The Space Strategies team has been engaged in lab planning work for a diverse range of typologies and research communities over the past year, including the Sustainable Engineering Laboratories building at the University of Massachusetts at Amherst, a life sciences building for a confidential university client, and planning efforts at Tulane University and the University of California Berkeley. There have been a wide range of takeaways and lessons from these efforts and, considering the broad spectrum of research types represented by these projects, there have been a few important, overarching takeaways that point towards future trends for research – and therefore for research planning.
DISSOLVING BOUNDARIES
The first major theme has been the dissolution of boundaries between experimental research – the kind of research that takes place mostly at lab benches and specialized lab spaces like tissue culture rooms and imaging stations, which requires high air change rates and other MEP considerations – and computational research, which as the name suggests is largely undertaken digitally with computing power and can be done outside of the lab proper.

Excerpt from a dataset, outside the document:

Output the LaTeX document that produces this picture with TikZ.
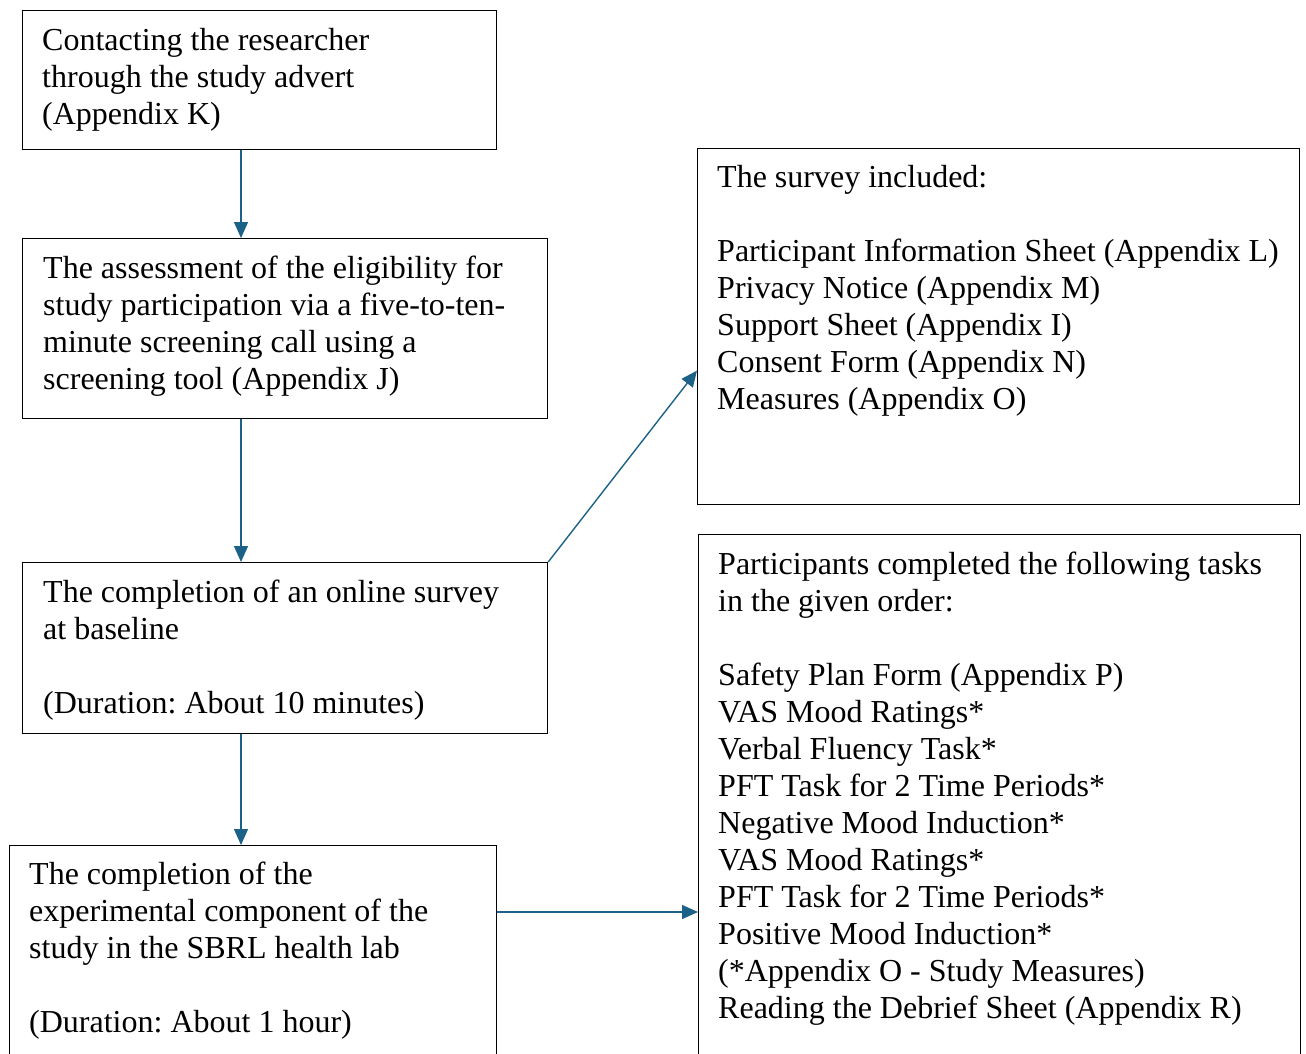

Traditionally, one might expect a lab group, led by a faculty member or Principal Investigator (PI) to be essentially either computational or experimental depending on the faculty member’s background and area of expertise. However, this model has been shifting to more hybrid lab groups, where, within a single lab group, there may be several members performing experimental research in the lab, and several members performing computational analysis of those experiments. Hybrid experimental groups –80% experimental and 20% computational – were the basis of space planning for our confidential client, and spatial integration of computational and experimental groups were fundamental to the research organization of both our confidential client and UMass.
That trend is accelerating – many institutions, at a fundamental level, have begun to see the future of research as increasingly computational given the rapid increases in computational power and imaging capabilities. According to one faculty researcher the Space Strategies team recently worked with, there are microscope systems currently in use in their department which generate 30TB of data from a single image; the size of these images will only increase over time. Analyzing a series of those images has serious implications on both computational time and space (space for a greater number of computational researchers, and more backend support, like server room space, for computational power). Therefore, the dialogue between researchers performing the experiments in the lab and those performing computational analysis of the experiments is growing ever more important. Even lab groups comprised solely of computational researchers are often working closely with data sets of experimental researchers; all of this increasing emphasis on computational research then points to the need for space planning which both accommodates larger computational populations and their attendant needs, and integrates those researchers with the experimental researcher population.
CULTURE OF RESEARCH COMMUNITIES
The second major theme across this range of projects has been the emphasis on the culture of research communities, and the importance of culture in producing highly functional research teams. The Space Strategies team often works with user groups to define the needs and spatial parameters of research and research-adjacent spaces: labs, lab support rooms, experimental and computational write-up desking areas, offices and collaboration/meeting spaces. These user groups often, but not always, are currently housed in older, challenged buildings which often have varying levels of MEP deficiencies, outdated lab planning concepts, limited space, challenging floor-to-floor heights and many other compromised conditions. However, research groups in these older buildings have often adapted tactically to their conditions and have produced social and collaboration models which work around the limitations of their space. Faculty members and researchers therefore often have a keen insight into what specific obstacles, if removed in new space planning, would enable greater efficiency and/or collaboration.
What has emerged in many of these projects, when discussing the whole portfolio of research-adjacent space, is a focus on how the existing culture of research can be maintained and strategically enhanced through the planning and design process. In some cases, faculty members have frequently mentioned the desire to have their research groups’ assigned desk spaces close at hand to the faculty members’ office space, rather than locating all of the faculty office spaces together “down the hall.” Research group members frequently mention the desire to have some ability to personalize their assigned desk spaces and create contiguous units of lab group desks to foster camaraderie and group cohesion within lab groups. They also emphasize the need to, despite not having assigned office spaces themselves, occasionally have private phone or Zoom conversations, and need access to spaces which allow them to have these conversations. Lab managers frequently mention the need for logistics spaces – shipping and receiving, lab waste pickup zones, consumables storage – that allow research groups to use their lab space as efficiently as possible. This all points to a user group engagement process that is strategically similar across projects – discovering and designing towards an ethos of research community – that is nevertheless very flexible and often quite different between projects, and which often yields divergent results in terms of space needs and space planning.